### Goal of the exercise
Please quote exactly the lines below from the line containing "Emit a Python" to the line containing "import matplotlib.pyplot as plt", both lines included, and nothing else.

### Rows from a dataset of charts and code
* START *
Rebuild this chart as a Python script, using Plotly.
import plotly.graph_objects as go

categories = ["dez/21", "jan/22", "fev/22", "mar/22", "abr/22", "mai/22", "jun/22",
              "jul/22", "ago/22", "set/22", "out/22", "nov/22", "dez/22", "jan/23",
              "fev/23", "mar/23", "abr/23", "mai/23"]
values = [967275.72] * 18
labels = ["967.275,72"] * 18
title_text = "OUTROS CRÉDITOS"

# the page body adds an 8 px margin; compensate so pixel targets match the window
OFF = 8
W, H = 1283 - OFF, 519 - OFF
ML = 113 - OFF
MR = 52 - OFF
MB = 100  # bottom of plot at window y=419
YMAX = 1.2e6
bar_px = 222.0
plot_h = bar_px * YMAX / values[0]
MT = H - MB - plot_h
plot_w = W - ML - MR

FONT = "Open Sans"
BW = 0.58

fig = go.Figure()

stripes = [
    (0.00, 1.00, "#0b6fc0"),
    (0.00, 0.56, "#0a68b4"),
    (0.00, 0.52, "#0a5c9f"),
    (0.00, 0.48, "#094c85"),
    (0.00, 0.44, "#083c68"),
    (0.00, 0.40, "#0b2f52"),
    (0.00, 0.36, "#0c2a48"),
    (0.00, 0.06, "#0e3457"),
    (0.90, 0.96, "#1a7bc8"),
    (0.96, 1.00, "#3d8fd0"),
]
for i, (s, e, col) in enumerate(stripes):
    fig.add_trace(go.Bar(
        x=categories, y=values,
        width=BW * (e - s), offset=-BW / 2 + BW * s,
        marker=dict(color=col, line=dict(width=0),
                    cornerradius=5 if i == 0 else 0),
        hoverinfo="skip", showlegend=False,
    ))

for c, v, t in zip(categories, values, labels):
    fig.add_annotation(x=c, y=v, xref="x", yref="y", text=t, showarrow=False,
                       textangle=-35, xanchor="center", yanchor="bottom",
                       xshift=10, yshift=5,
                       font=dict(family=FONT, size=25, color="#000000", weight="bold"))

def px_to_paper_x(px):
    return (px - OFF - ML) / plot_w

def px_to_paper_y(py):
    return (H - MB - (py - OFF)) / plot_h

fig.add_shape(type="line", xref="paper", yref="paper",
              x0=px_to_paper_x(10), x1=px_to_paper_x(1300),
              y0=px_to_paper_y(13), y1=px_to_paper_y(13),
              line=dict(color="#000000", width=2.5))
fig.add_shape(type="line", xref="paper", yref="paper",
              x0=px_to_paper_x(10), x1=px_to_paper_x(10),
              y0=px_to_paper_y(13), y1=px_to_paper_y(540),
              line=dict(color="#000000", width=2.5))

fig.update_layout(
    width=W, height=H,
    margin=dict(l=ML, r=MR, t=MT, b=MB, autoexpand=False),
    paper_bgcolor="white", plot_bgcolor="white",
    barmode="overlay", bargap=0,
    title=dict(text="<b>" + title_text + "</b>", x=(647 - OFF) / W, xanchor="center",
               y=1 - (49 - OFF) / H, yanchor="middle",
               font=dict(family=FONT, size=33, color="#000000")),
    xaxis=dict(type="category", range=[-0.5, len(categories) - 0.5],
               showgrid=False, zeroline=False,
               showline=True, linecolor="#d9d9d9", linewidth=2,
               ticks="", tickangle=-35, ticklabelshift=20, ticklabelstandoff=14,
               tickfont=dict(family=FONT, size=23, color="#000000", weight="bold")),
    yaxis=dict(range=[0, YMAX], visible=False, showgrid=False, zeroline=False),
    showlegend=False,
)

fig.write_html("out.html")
* END *
* START *
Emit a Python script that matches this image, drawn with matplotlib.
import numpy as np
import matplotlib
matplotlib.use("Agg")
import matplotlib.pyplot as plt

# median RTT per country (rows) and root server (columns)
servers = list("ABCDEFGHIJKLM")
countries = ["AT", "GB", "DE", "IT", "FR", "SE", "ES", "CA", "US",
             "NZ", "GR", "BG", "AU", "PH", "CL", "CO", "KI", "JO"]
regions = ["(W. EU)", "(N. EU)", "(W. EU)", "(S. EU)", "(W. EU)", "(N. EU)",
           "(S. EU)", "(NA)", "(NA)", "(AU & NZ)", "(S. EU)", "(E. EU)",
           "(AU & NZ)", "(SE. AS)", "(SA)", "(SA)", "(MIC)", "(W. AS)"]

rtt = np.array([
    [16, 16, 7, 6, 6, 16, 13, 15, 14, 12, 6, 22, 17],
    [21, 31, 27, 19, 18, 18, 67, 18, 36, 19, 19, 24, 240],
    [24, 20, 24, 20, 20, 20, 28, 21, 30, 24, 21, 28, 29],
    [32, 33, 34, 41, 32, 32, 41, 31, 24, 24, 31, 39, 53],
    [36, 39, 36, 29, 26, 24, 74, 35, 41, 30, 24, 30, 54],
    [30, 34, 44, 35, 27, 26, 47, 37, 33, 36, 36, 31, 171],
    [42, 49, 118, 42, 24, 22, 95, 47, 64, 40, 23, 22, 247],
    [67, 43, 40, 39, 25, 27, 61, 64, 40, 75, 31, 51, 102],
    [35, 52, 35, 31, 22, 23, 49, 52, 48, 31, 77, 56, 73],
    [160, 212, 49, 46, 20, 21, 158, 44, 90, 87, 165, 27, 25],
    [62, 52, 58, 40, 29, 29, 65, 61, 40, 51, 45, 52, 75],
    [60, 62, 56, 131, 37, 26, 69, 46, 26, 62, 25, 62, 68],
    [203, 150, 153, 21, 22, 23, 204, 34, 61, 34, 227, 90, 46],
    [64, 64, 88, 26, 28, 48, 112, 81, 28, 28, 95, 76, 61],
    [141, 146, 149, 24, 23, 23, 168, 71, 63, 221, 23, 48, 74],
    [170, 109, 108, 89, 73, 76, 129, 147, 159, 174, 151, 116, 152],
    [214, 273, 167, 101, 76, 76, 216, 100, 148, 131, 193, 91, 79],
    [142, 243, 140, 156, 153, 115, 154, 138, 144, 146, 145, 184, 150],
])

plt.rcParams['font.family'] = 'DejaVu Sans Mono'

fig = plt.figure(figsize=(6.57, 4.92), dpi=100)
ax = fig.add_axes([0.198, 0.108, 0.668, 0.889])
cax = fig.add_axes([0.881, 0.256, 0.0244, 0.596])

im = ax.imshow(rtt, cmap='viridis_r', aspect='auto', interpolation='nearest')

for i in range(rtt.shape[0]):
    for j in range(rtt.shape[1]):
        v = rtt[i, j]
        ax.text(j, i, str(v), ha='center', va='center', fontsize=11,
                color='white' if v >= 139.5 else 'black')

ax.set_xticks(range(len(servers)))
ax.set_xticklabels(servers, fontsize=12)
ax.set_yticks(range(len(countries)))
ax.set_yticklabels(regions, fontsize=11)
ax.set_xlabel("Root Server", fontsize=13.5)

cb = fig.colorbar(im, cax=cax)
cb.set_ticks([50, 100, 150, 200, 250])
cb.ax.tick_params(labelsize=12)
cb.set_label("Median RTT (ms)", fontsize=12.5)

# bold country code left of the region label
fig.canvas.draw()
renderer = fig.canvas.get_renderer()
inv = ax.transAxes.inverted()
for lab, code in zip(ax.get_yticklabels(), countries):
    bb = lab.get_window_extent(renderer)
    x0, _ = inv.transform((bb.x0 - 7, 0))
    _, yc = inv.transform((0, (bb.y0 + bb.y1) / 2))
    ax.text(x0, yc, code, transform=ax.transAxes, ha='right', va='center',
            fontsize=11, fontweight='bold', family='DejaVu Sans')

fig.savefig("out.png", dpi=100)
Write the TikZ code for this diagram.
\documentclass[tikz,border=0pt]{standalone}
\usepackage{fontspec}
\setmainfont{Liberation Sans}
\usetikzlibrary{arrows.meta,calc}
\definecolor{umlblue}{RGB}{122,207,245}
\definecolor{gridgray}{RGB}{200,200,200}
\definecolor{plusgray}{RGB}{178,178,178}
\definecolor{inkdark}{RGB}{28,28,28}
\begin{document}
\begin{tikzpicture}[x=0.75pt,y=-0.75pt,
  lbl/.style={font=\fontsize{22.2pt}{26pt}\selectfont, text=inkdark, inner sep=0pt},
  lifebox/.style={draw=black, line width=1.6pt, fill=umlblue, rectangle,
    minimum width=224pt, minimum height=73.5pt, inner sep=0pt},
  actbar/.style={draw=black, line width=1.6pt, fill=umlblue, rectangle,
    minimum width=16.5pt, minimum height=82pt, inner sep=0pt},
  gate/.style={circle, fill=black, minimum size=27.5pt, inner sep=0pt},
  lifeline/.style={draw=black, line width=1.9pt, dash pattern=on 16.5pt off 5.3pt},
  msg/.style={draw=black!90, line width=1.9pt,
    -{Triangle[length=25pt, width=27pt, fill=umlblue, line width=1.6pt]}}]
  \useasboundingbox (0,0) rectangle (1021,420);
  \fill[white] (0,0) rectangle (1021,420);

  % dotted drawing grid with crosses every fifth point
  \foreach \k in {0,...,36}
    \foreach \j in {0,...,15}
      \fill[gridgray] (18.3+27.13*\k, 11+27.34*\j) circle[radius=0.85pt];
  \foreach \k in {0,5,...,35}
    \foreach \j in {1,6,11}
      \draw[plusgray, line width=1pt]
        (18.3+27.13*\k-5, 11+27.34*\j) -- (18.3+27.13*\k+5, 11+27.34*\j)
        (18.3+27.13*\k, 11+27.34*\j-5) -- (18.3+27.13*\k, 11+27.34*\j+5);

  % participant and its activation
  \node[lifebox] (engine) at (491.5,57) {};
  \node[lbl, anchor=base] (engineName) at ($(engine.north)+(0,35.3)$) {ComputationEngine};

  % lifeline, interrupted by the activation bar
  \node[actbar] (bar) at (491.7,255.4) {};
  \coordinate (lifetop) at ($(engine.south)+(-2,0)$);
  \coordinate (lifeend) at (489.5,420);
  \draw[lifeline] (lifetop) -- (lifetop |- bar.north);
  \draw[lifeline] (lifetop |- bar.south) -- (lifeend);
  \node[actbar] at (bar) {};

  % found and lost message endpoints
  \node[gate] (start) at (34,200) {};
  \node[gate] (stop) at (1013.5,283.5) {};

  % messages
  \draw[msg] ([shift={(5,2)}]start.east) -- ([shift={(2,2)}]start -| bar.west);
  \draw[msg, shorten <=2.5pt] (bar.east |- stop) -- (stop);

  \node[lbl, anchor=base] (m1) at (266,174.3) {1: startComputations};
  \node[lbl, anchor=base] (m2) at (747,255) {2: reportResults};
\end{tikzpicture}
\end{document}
* END *
* START *
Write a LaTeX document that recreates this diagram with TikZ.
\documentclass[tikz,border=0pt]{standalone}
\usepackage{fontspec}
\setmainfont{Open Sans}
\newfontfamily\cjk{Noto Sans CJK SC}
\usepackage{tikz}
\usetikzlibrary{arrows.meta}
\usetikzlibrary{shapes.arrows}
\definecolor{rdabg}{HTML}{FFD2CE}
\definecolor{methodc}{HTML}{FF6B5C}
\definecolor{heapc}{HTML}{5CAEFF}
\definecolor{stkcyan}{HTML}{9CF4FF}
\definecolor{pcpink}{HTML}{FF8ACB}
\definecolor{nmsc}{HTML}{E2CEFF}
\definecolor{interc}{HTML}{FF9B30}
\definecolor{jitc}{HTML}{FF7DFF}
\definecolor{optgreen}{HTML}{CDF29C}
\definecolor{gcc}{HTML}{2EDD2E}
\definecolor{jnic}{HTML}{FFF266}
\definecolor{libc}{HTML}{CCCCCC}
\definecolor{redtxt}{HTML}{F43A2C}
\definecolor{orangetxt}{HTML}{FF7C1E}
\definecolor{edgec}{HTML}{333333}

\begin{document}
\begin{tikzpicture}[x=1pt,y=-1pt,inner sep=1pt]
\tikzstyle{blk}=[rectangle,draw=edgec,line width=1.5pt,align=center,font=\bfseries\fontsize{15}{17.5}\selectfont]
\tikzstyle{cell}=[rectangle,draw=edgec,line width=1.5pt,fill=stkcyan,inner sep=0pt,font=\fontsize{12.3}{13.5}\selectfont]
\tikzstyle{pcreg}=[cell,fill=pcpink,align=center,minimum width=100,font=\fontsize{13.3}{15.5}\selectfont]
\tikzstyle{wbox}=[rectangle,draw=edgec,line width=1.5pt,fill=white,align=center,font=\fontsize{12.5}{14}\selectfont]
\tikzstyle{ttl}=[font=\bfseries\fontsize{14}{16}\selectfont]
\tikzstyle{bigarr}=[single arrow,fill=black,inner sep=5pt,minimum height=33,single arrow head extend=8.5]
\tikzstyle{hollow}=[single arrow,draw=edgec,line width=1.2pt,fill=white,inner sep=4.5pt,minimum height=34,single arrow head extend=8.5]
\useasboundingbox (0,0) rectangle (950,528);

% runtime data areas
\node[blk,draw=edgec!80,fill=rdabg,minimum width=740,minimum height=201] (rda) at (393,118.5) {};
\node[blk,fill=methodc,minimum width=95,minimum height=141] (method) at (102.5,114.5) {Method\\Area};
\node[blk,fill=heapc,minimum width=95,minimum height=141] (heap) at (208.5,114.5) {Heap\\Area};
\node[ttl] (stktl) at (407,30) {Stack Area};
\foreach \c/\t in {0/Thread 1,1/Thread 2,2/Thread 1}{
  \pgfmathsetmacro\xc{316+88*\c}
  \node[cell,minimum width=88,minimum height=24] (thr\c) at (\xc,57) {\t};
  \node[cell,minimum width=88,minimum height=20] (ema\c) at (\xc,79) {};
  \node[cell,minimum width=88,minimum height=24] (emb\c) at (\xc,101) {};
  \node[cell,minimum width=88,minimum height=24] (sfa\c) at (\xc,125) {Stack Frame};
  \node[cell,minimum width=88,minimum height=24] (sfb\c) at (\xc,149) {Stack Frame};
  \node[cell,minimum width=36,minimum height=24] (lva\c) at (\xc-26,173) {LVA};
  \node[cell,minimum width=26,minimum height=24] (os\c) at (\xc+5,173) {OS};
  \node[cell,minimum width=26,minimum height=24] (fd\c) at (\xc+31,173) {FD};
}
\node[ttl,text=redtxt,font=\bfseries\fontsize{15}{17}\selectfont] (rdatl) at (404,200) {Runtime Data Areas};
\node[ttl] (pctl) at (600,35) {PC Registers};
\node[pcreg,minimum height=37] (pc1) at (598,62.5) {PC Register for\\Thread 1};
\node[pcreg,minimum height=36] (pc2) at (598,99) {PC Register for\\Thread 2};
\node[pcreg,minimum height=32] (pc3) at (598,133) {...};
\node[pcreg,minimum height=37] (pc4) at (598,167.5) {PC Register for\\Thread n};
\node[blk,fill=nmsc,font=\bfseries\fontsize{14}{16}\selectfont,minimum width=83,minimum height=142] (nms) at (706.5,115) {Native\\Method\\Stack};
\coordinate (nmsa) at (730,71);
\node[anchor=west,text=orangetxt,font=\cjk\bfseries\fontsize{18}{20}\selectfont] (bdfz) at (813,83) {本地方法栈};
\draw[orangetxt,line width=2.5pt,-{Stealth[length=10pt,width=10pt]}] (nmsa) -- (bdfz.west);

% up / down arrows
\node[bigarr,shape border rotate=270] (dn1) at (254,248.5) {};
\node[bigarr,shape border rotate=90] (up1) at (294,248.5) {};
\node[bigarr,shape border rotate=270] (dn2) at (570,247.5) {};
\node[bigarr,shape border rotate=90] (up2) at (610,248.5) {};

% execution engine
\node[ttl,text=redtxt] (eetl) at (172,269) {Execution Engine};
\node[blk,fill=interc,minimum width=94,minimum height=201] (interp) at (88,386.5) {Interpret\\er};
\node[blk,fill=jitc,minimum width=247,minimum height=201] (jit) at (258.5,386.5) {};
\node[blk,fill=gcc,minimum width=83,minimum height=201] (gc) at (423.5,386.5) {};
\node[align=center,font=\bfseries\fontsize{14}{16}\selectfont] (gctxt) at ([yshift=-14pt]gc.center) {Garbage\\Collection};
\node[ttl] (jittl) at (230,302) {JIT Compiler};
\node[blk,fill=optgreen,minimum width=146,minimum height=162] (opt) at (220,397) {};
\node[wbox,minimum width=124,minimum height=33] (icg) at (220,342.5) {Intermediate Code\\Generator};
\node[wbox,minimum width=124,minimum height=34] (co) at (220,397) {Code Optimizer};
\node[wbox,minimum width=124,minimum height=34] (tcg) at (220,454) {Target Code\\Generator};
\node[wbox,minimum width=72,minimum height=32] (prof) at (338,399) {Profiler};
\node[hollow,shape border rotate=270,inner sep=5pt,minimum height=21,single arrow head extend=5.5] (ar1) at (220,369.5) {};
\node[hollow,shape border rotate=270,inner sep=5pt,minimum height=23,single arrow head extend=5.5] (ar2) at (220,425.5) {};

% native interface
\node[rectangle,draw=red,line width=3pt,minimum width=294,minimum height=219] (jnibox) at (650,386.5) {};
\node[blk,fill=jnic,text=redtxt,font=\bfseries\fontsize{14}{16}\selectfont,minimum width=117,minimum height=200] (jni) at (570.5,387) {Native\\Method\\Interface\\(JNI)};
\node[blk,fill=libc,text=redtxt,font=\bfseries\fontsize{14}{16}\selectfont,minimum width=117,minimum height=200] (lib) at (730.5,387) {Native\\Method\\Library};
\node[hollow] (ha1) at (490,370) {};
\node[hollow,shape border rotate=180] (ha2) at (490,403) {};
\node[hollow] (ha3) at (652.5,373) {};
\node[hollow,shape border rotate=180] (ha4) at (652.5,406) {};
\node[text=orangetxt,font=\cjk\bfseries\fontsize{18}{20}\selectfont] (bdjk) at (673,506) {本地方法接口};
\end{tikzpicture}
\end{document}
* END *
### Answer to this task
Emit a Python script that matches this image, drawn with matplotlib.
import numpy as np
import matplotlib
matplotlib.use("Agg")
import matplotlib.pyplot as plt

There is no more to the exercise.